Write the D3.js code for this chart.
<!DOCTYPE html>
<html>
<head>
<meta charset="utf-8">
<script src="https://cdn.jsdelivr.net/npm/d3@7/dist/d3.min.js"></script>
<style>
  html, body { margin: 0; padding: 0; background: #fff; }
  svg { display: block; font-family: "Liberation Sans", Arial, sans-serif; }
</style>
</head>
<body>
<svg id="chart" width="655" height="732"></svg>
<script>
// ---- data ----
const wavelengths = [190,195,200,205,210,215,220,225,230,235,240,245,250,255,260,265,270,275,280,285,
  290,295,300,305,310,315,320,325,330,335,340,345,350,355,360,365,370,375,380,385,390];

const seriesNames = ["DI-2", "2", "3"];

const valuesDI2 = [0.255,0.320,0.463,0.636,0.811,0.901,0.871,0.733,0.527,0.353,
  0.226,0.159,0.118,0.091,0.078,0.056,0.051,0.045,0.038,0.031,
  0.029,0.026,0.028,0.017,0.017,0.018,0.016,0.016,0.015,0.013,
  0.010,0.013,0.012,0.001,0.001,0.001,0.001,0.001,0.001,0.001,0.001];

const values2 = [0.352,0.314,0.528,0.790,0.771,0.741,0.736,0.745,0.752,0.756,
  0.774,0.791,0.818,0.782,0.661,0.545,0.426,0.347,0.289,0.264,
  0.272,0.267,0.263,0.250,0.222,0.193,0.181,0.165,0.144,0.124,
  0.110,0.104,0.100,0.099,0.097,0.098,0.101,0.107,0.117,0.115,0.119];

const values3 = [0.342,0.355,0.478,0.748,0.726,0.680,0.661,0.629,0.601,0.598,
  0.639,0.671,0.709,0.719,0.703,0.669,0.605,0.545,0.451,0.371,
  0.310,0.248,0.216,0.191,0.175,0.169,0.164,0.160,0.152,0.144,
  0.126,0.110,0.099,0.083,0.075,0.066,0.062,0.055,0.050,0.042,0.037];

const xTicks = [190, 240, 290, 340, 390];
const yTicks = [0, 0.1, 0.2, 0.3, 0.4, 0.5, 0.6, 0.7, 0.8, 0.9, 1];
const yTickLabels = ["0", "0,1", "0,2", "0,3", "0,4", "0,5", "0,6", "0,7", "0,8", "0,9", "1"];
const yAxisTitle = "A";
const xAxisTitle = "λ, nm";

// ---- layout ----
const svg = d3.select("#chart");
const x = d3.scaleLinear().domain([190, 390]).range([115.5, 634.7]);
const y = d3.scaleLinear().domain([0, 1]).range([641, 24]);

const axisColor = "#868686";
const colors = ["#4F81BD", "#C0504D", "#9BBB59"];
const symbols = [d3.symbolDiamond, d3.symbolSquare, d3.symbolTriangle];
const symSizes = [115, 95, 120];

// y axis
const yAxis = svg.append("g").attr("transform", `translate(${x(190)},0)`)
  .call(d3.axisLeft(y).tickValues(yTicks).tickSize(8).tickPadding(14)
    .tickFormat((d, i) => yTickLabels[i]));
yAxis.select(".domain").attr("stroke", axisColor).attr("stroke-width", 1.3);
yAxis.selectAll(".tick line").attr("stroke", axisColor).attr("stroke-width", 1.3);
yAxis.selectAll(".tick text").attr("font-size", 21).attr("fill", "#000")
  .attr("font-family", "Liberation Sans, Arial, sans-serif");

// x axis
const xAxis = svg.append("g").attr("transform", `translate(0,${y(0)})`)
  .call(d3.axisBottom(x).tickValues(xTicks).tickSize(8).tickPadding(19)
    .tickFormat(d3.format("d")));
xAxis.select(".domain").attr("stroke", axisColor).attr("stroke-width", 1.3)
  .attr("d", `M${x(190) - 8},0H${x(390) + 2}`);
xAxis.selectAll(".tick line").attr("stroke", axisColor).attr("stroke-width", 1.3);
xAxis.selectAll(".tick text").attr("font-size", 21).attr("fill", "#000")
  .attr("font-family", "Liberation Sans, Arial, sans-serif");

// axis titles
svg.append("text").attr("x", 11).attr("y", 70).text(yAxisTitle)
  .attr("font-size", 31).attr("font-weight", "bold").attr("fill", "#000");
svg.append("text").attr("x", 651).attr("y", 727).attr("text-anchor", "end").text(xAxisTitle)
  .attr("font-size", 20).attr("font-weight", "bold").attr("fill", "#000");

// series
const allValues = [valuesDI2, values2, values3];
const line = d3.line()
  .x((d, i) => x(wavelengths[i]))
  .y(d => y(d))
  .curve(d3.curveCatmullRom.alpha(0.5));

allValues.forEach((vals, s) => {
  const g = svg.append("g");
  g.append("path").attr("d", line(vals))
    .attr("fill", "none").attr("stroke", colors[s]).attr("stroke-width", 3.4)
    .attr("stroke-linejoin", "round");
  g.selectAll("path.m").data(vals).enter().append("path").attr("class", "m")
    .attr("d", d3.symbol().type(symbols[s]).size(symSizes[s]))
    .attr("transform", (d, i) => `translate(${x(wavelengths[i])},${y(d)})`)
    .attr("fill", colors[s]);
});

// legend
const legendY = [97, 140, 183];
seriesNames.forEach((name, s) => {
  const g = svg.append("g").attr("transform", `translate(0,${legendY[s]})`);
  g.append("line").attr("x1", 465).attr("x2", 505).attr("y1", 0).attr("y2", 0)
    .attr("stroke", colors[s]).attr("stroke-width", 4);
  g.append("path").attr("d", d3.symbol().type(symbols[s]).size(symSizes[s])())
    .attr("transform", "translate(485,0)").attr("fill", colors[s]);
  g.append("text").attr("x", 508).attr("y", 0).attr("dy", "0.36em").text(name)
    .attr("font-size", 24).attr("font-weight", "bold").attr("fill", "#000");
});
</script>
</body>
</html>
========================================
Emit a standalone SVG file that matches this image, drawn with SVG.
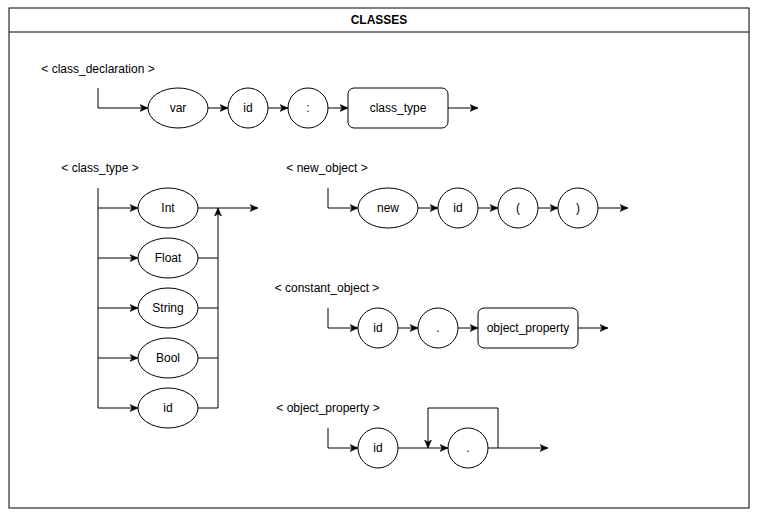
========================================
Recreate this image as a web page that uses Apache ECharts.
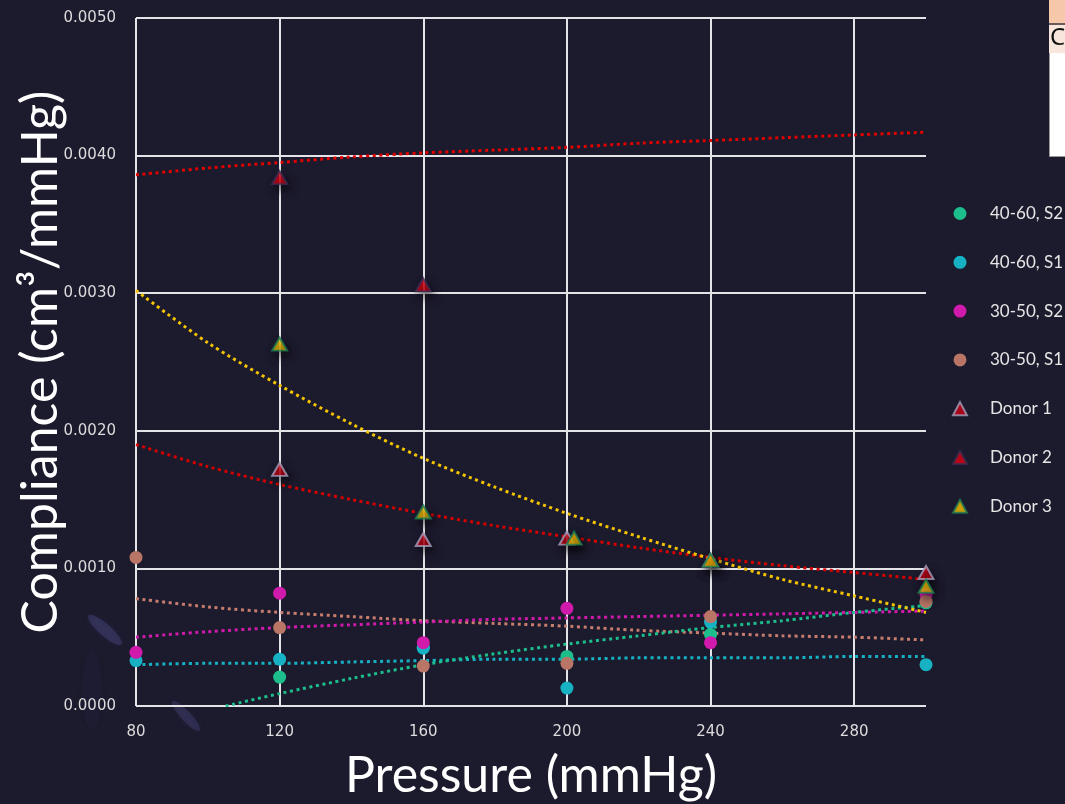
========================================
Determine how many lines of the listing above include the word "image", and report that number only.

2